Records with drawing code
+++

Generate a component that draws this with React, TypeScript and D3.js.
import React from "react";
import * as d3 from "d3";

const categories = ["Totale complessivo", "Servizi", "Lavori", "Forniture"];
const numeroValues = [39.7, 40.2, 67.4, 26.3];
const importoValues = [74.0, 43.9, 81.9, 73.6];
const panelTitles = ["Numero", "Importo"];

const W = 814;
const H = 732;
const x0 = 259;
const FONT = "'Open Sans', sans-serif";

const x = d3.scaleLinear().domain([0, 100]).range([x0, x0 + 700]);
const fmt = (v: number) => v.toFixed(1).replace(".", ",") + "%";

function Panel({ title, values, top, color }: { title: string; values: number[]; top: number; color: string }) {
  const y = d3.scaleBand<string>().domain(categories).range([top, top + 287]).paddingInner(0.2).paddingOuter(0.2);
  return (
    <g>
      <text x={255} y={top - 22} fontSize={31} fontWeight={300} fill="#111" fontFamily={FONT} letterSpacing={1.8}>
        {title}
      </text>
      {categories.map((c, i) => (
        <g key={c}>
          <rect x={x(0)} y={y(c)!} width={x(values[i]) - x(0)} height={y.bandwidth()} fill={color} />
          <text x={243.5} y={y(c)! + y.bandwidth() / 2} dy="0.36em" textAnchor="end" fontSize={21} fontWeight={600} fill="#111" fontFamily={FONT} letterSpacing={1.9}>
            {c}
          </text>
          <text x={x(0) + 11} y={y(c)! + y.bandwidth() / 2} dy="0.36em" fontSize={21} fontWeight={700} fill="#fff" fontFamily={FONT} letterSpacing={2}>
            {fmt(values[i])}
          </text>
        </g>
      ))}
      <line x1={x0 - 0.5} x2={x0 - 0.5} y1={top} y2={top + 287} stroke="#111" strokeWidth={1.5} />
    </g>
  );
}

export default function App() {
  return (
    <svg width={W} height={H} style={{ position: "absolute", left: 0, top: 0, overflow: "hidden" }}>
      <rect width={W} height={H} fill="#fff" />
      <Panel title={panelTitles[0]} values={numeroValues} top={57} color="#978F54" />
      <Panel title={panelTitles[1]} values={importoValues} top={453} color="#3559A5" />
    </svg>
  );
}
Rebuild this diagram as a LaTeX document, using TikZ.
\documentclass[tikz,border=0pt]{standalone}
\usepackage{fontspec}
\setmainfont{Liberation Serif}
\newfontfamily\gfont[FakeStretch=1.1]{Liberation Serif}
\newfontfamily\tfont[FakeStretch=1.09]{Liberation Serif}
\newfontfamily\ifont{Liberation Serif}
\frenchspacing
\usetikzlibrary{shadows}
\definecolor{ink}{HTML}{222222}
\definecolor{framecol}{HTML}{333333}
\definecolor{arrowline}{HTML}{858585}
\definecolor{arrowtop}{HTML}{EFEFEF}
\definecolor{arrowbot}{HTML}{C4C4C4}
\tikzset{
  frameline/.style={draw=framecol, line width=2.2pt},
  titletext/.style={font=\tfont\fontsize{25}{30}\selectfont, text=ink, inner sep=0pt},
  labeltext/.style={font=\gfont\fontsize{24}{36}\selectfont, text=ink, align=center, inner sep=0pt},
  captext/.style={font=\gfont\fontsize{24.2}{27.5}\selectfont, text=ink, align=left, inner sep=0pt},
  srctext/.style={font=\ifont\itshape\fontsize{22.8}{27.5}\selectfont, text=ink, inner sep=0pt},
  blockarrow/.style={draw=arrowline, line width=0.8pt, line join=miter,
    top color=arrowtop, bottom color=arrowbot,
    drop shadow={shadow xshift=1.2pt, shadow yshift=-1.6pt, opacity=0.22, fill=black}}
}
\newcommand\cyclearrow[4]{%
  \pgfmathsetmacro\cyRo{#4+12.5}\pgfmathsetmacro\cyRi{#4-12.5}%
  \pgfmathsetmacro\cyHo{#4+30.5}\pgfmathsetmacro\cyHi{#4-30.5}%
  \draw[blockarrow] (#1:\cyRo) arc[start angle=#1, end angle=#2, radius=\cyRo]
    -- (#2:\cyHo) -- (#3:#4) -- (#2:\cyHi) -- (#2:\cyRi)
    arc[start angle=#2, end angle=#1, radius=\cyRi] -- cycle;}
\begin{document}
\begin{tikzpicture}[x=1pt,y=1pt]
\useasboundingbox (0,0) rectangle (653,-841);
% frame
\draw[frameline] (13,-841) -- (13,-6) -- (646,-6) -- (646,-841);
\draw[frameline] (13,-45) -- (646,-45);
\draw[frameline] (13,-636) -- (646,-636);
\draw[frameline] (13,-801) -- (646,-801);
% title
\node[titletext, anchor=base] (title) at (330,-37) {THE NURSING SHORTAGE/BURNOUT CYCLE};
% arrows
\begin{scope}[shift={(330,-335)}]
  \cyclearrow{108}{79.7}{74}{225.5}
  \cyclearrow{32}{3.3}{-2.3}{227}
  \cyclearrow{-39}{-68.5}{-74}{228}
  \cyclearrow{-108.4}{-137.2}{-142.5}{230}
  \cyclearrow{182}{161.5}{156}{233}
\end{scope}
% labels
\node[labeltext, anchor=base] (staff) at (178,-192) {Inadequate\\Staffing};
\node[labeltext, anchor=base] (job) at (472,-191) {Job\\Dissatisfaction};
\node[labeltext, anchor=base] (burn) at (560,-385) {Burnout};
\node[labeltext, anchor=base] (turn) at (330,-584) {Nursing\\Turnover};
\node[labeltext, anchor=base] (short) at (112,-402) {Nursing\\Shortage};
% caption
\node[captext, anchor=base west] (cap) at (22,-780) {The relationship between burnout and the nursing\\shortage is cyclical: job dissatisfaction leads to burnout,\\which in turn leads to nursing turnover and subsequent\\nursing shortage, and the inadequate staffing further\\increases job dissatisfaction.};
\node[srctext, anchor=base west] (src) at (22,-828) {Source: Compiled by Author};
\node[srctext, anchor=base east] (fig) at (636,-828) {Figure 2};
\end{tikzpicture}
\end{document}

+++

● PROBLEM TO WORK ON:
Exactly reproduce the material above.

● SOLUTION FOR THIS TASK:
Generate a component that draws this with React, TypeScript and D3.js.
import React from "react";
import * as d3 from "d3";

const categories = ["Totale complessivo", "Servizi", "Lavori", "Forniture"];
const numeroValues = [39.7, 40.2, 67.4, 26.3];
const importoValues = [74.0, 43.9, 81.9, 73.6];
const panelTitles = ["Numero", "Importo"];

const W = 814;
const H = 732;
const x0 = 259;
const FONT = "'Open Sans', sans-serif";

const x = d3.scaleLinear().domain([0, 100]).range([x0, x0 + 700]);
const fmt = (v: number) => v.toFixed(1).replace(".", ",") + "%";

function Panel({ title, values, top, color }: { title: string; values: number[]; top: number; color: string }) {
  const y = d3.scaleBand<string>().domain(categories).range([top, top + 287]).paddingInner(0.2).paddingOuter(0.2);
  return (
    <g>
      <text x={255} y={top - 22} fontSize={31} fontWeight={300} fill="#111" fontFamily={FONT} letterSpacing={1.8}>
        {title}
      </text>
      {categories.map((c, i) => (
        <g key={c}>
          <rect x={x(0)} y={y(c)!} width={x(values[i]) - x(0)} height={y.bandwidth()} fill={color} />
          <text x={243.5} y={y(c)! + y.bandwidth() / 2} dy="0.36em" textAnchor="end" fontSize={21} fontWeight={600} fill="#111" fontFamily={FONT} letterSpacing={1.9}>
            {c}
          </text>
          <text x={x(0) + 11} y={y(c)! + y.bandwidth() / 2} dy="0.36em" fontSize={21} fontWeight={700} fill="#fff" fontFamily={FONT} letterSpacing={2}>
            {fmt(values[i])}
          </text>
        </g>
      ))}
      <line x1={x0 - 0.5} x2={x0 - 0.5} y1={top} y2={top + 287} stroke="#111" strokeWidth={1.5} />
    </g>
  );
}

export default function App() {
  return (
    <svg width={W} height={H} style={{ position: "absolute", left: 0, top: 0, overflow: "hidden" }}>
      <rect width={W} height={H} fill="#fff" />
      <Panel title={panelTitles[0]} values={numeroValues} top={57} color="#978F54" />
      <Panel title={panelTitles[1]} values={importoValues} top={453} color="#3559A5" />
    </svg>
  );
}
Rebuild this diagram as a LaTeX document, using TikZ.
\documentclass[tikz,border=0pt]{standalone}
\usepackage{fontspec}
\setmainfont{Liberation Serif}
\newfontfamily\gfont[FakeStretch=1.1]{Liberation Serif}
\newfontfamily\tfont[FakeStretch=1.09]{Liberation Serif}
\newfontfamily\ifont{Liberation Serif}
\frenchspacing
\usetikzlibrary{shadows}
\definecolor{ink}{HTML}{222222}
\definecolor{framecol}{HTML}{333333}
\definecolor{arrowline}{HTML}{858585}
\definecolor{arrowtop}{HTML}{EFEFEF}
\definecolor{arrowbot}{HTML}{C4C4C4}
\tikzset{
  frameline/.style={draw=framecol, line width=2.2pt},
  titletext/.style={font=\tfont\fontsize{25}{30}\selectfont, text=ink, inner sep=0pt},
  labeltext/.style={font=\gfont\fontsize{24}{36}\selectfont, text=ink, align=center, inner sep=0pt},
  captext/.style={font=\gfont\fontsize{24.2}{27.5}\selectfont, text=ink, align=left, inner sep=0pt},
  srctext/.style={font=\ifont\itshape\fontsize{22.8}{27.5}\selectfont, text=ink, inner sep=0pt},
  blockarrow/.style={draw=arrowline, line width=0.8pt, line join=miter,
    top color=arrowtop, bottom color=arrowbot,
    drop shadow={shadow xshift=1.2pt, shadow yshift=-1.6pt, opacity=0.22, fill=black}}
}
\newcommand\cyclearrow[4]{%
  \pgfmathsetmacro\cyRo{#4+12.5}\pgfmathsetmacro\cyRi{#4-12.5}%
  \pgfmathsetmacro\cyHo{#4+30.5}\pgfmathsetmacro\cyHi{#4-30.5}%
  \draw[blockarrow] (#1:\cyRo) arc[start angle=#1, end angle=#2, radius=\cyRo]
    -- (#2:\cyHo) -- (#3:#4) -- (#2:\cyHi) -- (#2:\cyRi)
    arc[start angle=#2, end angle=#1, radius=\cyRi] -- cycle;}
\begin{document}
\begin{tikzpicture}[x=1pt,y=1pt]
\useasboundingbox (0,0) rectangle (653,-841);
% frame
\draw[frameline] (13,-841) -- (13,-6) -- (646,-6) -- (646,-841);
\draw[frameline] (13,-45) -- (646,-45);
\draw[frameline] (13,-636) -- (646,-636);
\draw[frameline] (13,-801) -- (646,-801);
% title
\node[titletext, anchor=base] (title) at (330,-37) {THE NURSING SHORTAGE/BURNOUT CYCLE};
% arrows
\begin{scope}[shift={(330,-335)}]
  \cyclearrow{108}{79.7}{74}{225.5}
  \cyclearrow{32}{3.3}{-2.3}{227}
  \cyclearrow{-39}{-68.5}{-74}{228}
  \cyclearrow{-108.4}{-137.2}{-142.5}{230}
  \cyclearrow{182}{161.5}{156}{233}
\end{scope}
% labels
\node[labeltext, anchor=base] (staff) at (178,-192) {Inadequate\\Staffing};
\node[labeltext, anchor=base] (job) at (472,-191) {Job\\Dissatisfaction};
\node[labeltext, anchor=base] (burn) at (560,-385) {Burnout};
\node[labeltext, anchor=base] (turn) at (330,-584) {Nursing\\Turnover};
\node[labeltext, anchor=base] (short) at (112,-402) {Nursing\\Shortage};
% caption
\node[captext, anchor=base west] (cap) at (22,-780) {The relationship between burnout and the nursing\\shortage is cyclical: job dissatisfaction leads to burnout,\\which in turn leads to nursing turnover and subsequent\\nursing shortage, and the inadequate staffing further\\increases job dissatisfaction.};
\node[srctext, anchor=base west] (src) at (22,-828) {Source: Compiled by Author};
\node[srctext, anchor=base east] (fig) at (636,-828) {Figure 2};
\end{tikzpicture}
\end{document}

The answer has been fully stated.